The 1994 legislation states that in Dallas County, the entire tax collected on beer sales inside the corporate limits of the town of Orrville shall be paid as follows: 72.23 percent to the town and 27.77 percent shall be paid to the Dallas County Commission. In the same act, beer sales within the city of Selma are given the same provisions.

Lumpkin said the town clerk brought to her attention in November 2012 that an audit showed Orrville would no longer receive those taxes. She was told the checks received from Dallas County since the 1995 amendment were unauthorized.

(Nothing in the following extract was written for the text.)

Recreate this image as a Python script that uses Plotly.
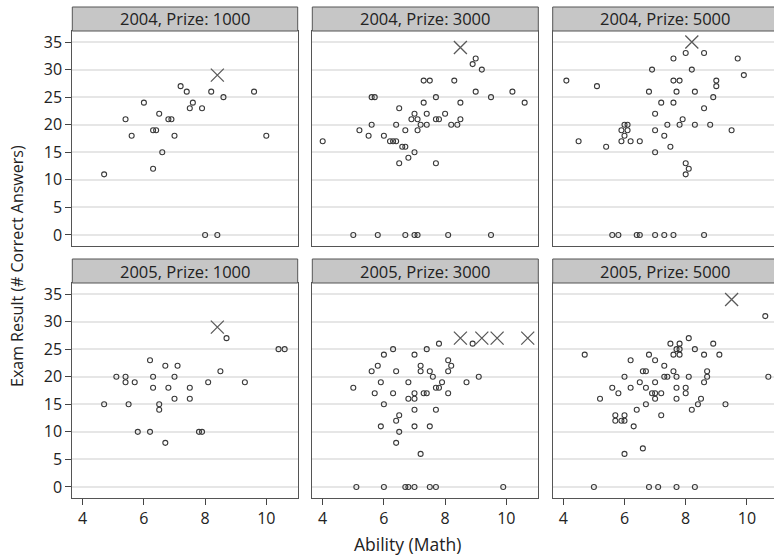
import plotly.graph_objects as go

W, H = 774, 555
FONT = "Open Sans"

panel_titles = ["2004, Prize: 1000", "2004, Prize: 3000", "2004, Prize: 5000",
                "2005, Prize: 1000", "2005, Prize: 3000", "2005, Prize: 5000"]

# 2004, Prize 1000
ability_04_1000 = [4.7, 5.4, 5.6, 6.0, 6.3, 6.4, 6.3, 6.5, 6.6, 6.8, 6.9, 7.0, 7.2, 7.4, 7.5, 7.6,
                   7.9, 8.2, 8.6, 9.6, 10.0, 8.0, 8.4]
score_04_1000 = [11, 21, 18, 24, 19, 19, 12, 22, 15, 21, 21, 18, 27, 26, 23, 24,
                 23, 26, 25, 26, 18, 0, 0]
cross_ability_04_1000 = [8.4]
cross_score_04_1000 = [29]

# 2004, Prize 3000
ability_04_3000 = [4.0, 5.2, 5.5, 5.6, 5.7, 5.6, 6.0, 6.2, 6.3, 6.4, 6.4, 6.5, 6.5, 6.6, 6.7, 6.7,
                   6.8, 6.9, 7.0, 7.0, 7.1, 7.1, 7.2, 7.3, 7.3, 7.5, 7.4, 7.4, 7.7, 7.7, 7.8, 7.7,
                   8.0, 8.2, 8.4, 8.5, 8.5, 8.3, 8.9, 9.0, 9.2, 9.0, 9.5, 10.2, 10.6,
                   5.0, 5.8, 6.7, 7.0, 7.1, 8.1, 9.5]
score_04_3000 = [17, 19, 18, 25, 25, 20, 18, 17, 17, 17, 20, 23, 13, 16, 16, 19,
                 14, 21, 22, 15, 21, 19, 20, 24, 28, 28, 22, 20, 25, 21, 21, 13,
                 22, 20, 20, 21, 24, 28, 31, 32, 30, 26, 25, 26, 24,
                 0, 0, 0, 0, 0, 0, 0]
cross_ability_04_3000 = [8.5]
cross_score_04_3000 = [34]

# 2004, Prize 5000
ability_04_5000 = [4.1, 4.5, 5.1, 5.4, 5.9, 5.9, 6.0, 6.1, 6.1, 6.0, 6.2, 6.5, 6.8, 6.9, 7.0,
                   7.0, 7.0, 7.2, 7.3, 7.4, 7.5, 7.6, 7.6, 7.8, 7.6, 7.7, 7.8, 7.9, 8.0, 8.2,
                   8.0, 8.1, 8.0, 8.3, 8.3, 8.6, 8.6, 8.8, 8.9, 9.0, 9.0, 9.5, 9.7, 9.9,
                   5.6, 5.8, 6.4, 6.5, 7.0, 7.3, 7.6, 8.6]
score_04_5000 = [28, 17, 27, 16, 19, 17, 20, 20, 19, 18, 17, 17, 26, 30, 22,
                 19, 15, 24, 18, 20, 16, 24, 28, 28, 32, 26, 20, 21, 33, 30,
                 13, 12, 11, 26, 20, 33, 23, 20, 25, 28, 27, 19, 32, 29,
                 0, 0, 0, 0, 0, 0, 0, 0]
cross_ability_04_5000 = [8.2]
cross_score_04_5000 = [35]

# 2005, Prize 1000
ability_05_1000 = [4.7, 5.1, 5.4, 5.4, 5.5, 5.7, 5.8, 6.2, 6.2, 6.3, 6.3, 6.5, 6.5, 6.7, 6.7,
                   6.8, 7.0, 7.0, 7.1, 7.5, 7.5, 7.8, 7.9, 8.1, 8.5, 8.7, 9.3, 10.4, 10.6]
score_05_1000 = [15, 20, 20, 19, 15, 19, 10, 10, 23, 20, 18, 15, 14, 22, 8,
                 18, 20, 16, 22, 18, 16, 10, 10, 19, 21, 27, 19, 25, 25]
cross_ability_05_1000 = [8.4]
cross_score_05_1000 = [29]

# 2005, Prize 3000
ability_05_3000 = [5.0, 5.7, 5.6, 5.8, 5.9, 5.9, 6.0, 6.0, 6.3, 6.3, 6.4, 6.4, 6.5, 6.5, 6.4,
                   6.8, 6.8, 7.0, 7.0, 7.0, 7.0, 7.0, 7.2, 7.2, 7.2, 7.3, 7.4, 7.4, 7.5, 7.5,
                   7.6, 7.7, 7.7, 7.8, 7.8, 7.9, 8.1, 8.1, 8.1, 8.2, 8.7, 8.9, 9.1,
                   5.1, 6.0, 6.7, 6.8, 7.0, 7.5, 7.7, 9.9]
score_05_3000 = [18, 17, 21, 22, 19, 11, 24, 15, 25, 17, 21, 12, 13, 10, 8,
                 19, 16, 24, 17, 16, 14, 11, 22, 21, 6, 17, 17, 25, 21, 11,
                 20, 18, 14, 18, 26, 19, 23, 21, 17, 22, 19, 26, 20,
                 0, 0, 0, 0, 0, 0, 0, 0]
cross_ability_05_3000 = [8.5, 9.2, 9.7, 10.7]
cross_score_05_3000 = [27, 27, 27, 27]

# 2005, Prize 5000
ability_05_5000 = [4.7, 5.2, 5.6, 5.7, 5.7, 5.8, 5.9, 6.0, 6.0, 6.0, 6.0, 6.2, 6.2, 6.3, 6.4,
                   6.5, 6.6, 6.6, 6.7, 6.7, 6.7, 6.8, 6.9, 7.0, 7.0, 7.0, 7.0, 7.2, 7.2, 7.3,
                   7.3, 7.4, 7.5, 7.6, 7.6, 7.7, 7.7, 7.7, 7.7, 7.8, 7.8, 7.8, 8.0, 8.0, 8.1,
                   8.1, 8.2, 8.3, 8.4, 8.5, 8.6, 8.6, 8.7, 8.7, 8.9, 9.1, 9.3, 10.6, 10.7,
                   5.0, 6.8, 7.1, 7.7, 8.3]
score_05_5000 = [24, 16, 18, 13, 12, 17, 12, 12, 13, 20, 6, 23, 18, 11, 14,
                 19, 21, 7, 21, 18, 15, 24, 17, 17, 16, 19, 23, 17, 13, 22,
                 20, 20, 26, 24, 21, 25, 20, 18, 16, 26, 25, 24, 18, 17, 27,
                 20, 14, 25, 15, 16, 24, 19, 20, 21, 26, 24, 15, 31, 20,
                 0, 0, 0, 0, 0]
cross_ability_05_5000 = [9.5]
cross_score_05_5000 = [34]

x_ticks = [4, 6, 8, 10]
y_ticks = [0, 5, 10, 15, 20, 25, 30, 35]

panels = [
    (ability_04_1000, score_04_1000, cross_ability_04_1000, cross_score_04_1000),
    (ability_04_3000, score_04_3000, cross_ability_04_3000, cross_score_04_3000),
    (ability_04_5000, score_04_5000, cross_ability_04_5000, cross_score_04_5000),
    (ability_05_1000, score_05_1000, cross_ability_05_1000, cross_score_05_1000),
    (ability_05_3000, score_05_3000, cross_ability_05_3000, cross_score_05_3000),
    (ability_05_5000, score_05_5000, cross_ability_05_5000, cross_score_05_5000),
]

# layout geometry (pixels)
col_px = [(72.3, 297.7), (312.3, 538.3), (552.7, 774.0)]
col_virtual_right = [297.7, 538.3, 778.7]
row_px = [(31, 246), (283, 498)]          # plot area top/bottom
strip_px = [(7, 31), (259, 283)]
px_per_unit = 30.6
tick4_px = [82.7, 322.7, 563.3]

fig = go.Figure()
layout = dict(
    width=W, height=H,
    margin=dict(l=0, r=0, t=0, b=0),
    paper_bgcolor="white", plot_bgcolor="white",
    showlegend=False,
    font=dict(family=FONT, color="#222222"),
    shapes=[], annotations=[],
)

for i, (ax, sc, cax, csc) in enumerate(panels):
    r, c = divmod(i, 3)
    n = i + 1
    xa = "x" if n == 1 else f"x{n}"
    ya = "y" if n == 1 else f"y{n}"
    fig.add_trace(go.Scatter(
        x=ax, y=sc, mode="markers", xaxis=xa, yaxis=ya,
        marker=dict(symbol="circle-open", size=5, color="#3a3a3a", line=dict(width=1.1)),
        hoverinfo="skip"))
    fig.add_trace(go.Scatter(
        x=cax, y=csc, mode="markers", xaxis=xa, yaxis=ya,
        marker=dict(symbol="x-thin-open", size=13, color="#5a5a5a", line=dict(width=1.3)),
        hoverinfo="skip"))

    x0p, x1p = col_px[c]
    xmin = 4 + (x0p - tick4_px[c]) / px_per_unit
    xmax = 4 + (x1p - tick4_px[c]) / px_per_unit
    ytop, ybot = row_px[r]
    xkey = "xaxis" if n == 1 else f"xaxis{n}"
    ykey = "yaxis" if n == 1 else f"yaxis{n}"
    layout[xkey] = dict(
        domain=[x0p / W, min(x1p / W, 1.0)], range=[xmin, xmax], anchor=ya,
        tickvals=x_ticks, showticklabels=(r == 1),
        ticks="outside" if r == 1 else "", ticklen=6, tickcolor="#444444", tickwidth=1,
        showgrid=False, zeroline=False,
        showline=True, linecolor="#555555", linewidth=1, mirror=True,
        tickfont=dict(size=16, family=FONT, color="#222222"),
    )
    layout[ykey] = dict(
        domain=[(H - ybot) / H, (H - ytop) / H], range=[-2, 37], anchor=xa,
        tickvals=y_ticks, showticklabels=(c == 0),
        ticks="outside" if c == 0 else "", ticklen=6, tickcolor="#444444", tickwidth=1,
        showgrid=True, gridcolor="#e6e6e6", gridwidth=1.5, zeroline=False,
        showline=True, linecolor="#555555", linewidth=1, mirror=True,
        tickfont=dict(size=16, family=FONT, color="#222222"),
    )

    s0, s1 = strip_px[r]
    layout["shapes"].append(dict(
        type="rect", xref="paper", yref="paper",
        x0=x0p / W, x1=col_virtual_right[c] / W, y0=(H - s1) / H, y1=(H - s0) / H,
        fillcolor="#c6c6c6", line=dict(color="#555555", width=1), layer="above"))
    layout["annotations"].append(dict(
        text=panel_titles[i], xref="paper", yref="paper",
        x=(x0p + col_virtual_right[c]) / 2 / W, y=(H - (s0 + s1) / 2) / H,
        xanchor="center", yanchor="middle", showarrow=False,
        font=dict(size=16.5, family=FONT, color="#222222")))

layout["annotations"].append(dict(
    text="Ability (Math)", xref="paper", yref="paper", x=407 / W, y=(H - 544) / H,
    xanchor="center", yanchor="middle", showarrow=False,
    font=dict(size=17.5, family=FONT, color="#222222")))
layout["annotations"].append(dict(
    text="Exam Result (# Correct Answers)", xref="paper", yref="paper", x=17 / W, y=(H - 266) / H,
    xanchor="center", yanchor="middle", showarrow=False, textangle=-90,
    font=dict(size=16, family=FONT, color="#222222")))

fig.update_layout(**layout)
fig.write_html(
    "out.html",
    config={"displayModeBar": False},
    post_script="document.body.style.margin='0';document.body.style.padding='0';"
                "document.body.style.overflow='hidden';",
)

The 1995 act notes that Selma would continue to receive 72 percent of the proceeds from the beer tax and the commission would receive 27 percent, but provided no provisions for the town of Orrville.

Melton said he doesn’t foresee any issues with getting the bill to pass since the House of Representatives approved it last year and time was the only downfall.

In January, Lumpkin said not having the revenue they normally receive from the beer tax has affected the town greatly. She said the sales tax brought in $10,000 to $12,000 annually to the town.

“Last year, it actually passed the house, it just ran out of time in the Senate,” Melton said. “I’m very confident that it will pass the house again.”

Lumpkin said she anticipates State Sen. Hank Sanders, D-Selma, will support it and help push the bill forward if the House of Representative approves it.